Birleşmiş Milletler 70.Genel Kurul çalışmaları nedeniyle New York’da bulunan liderlerin yoğun diplomasi trafiği, ABD Başkanı Barack Obama’nın heyet başkanlarına verdiği resepsiyonda yaşandı. Resepsiyona eşi Sare Davutoğlu ile birlikte katılan Başbakan Ahmet Davutoğlu’nun, daha bir-kaç saat önce bir araya gelmiş ve Suriye konusunda anlaşamadan ayrılmış Başkan Obama ve Rus lider Putin’le ayrı ayrı görüşmesi, yalnız Türk diplomasisi için değil, gelişmeleri yakından izleyen küresel diplomasi açısından da önemliydi.
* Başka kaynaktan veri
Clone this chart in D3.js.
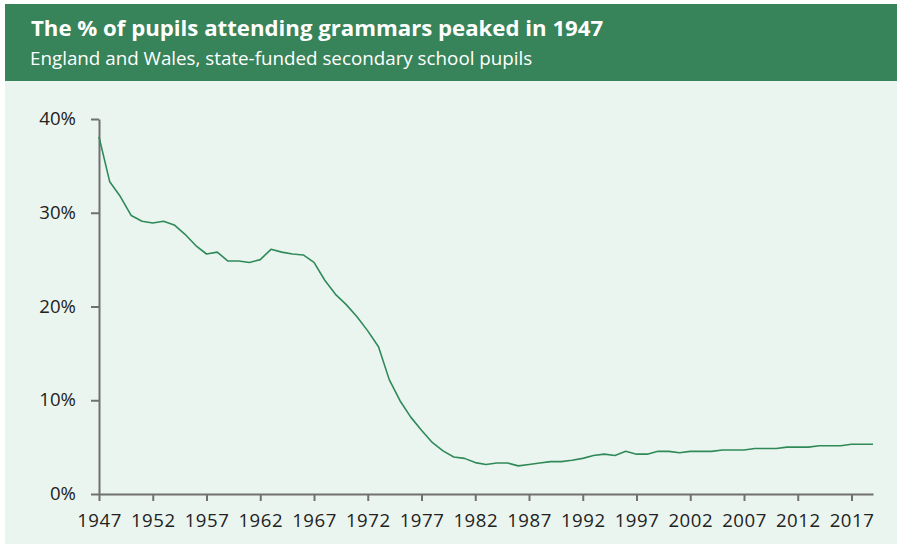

Görüşmelerin Türkiye açısından başlangıç seyrini, görgü tanığı bir Türk diplomatın şu sözleri yeterince ortaya koyuyor: Resepsiyonda Davutoğlu, herkesle normal diplomatik nezaket çerçevesinde sohbet ediyordu, önce Putin, baş başa görüşme talebiyle geldi, devamında Obama benzer şekilde Başbakan’ın yanındaydı.”
Ruslarla temas sürecek
Davutoğlu-Putin görüşmesinde, Türkiye, Suriye topraklarında artan Rus askeri varlığından rahatsızlığını, özellikle Beşar Esed’li geçiş dönemi formüllerine karşı olduğunu muhataplarına bir kez daha aktarma fırsatı buldu. Türk tarafının önemle not ettiği nokta ise, Ruslar’ın, İranlılar’ın aksine, Ankara ile Suriye bağlantılı her konuyu konuşmakta kararlı olduklarıydı. Putin’in yaklaşımı, Ruslar’ın, Suriye’deki askeri varlıklarının, bu ülkede, 80’li yıllarda Sovyetler’in Afganistan’da yaşadığı trajediye bir kez daha izin vermeyecekleri işaretini verdi. Bu çerçevede, Rusya, farklı cephelerde yer alsalar da Türkiye’nin bölgesel desteğine ihtiyaç duyduğunu aktardı. Bu nedenle, Putin’in Davutoğlu ile görüşmesinde cevabını aradığı asıl soru, “Birlikte ne yapabiliriz?” oldu.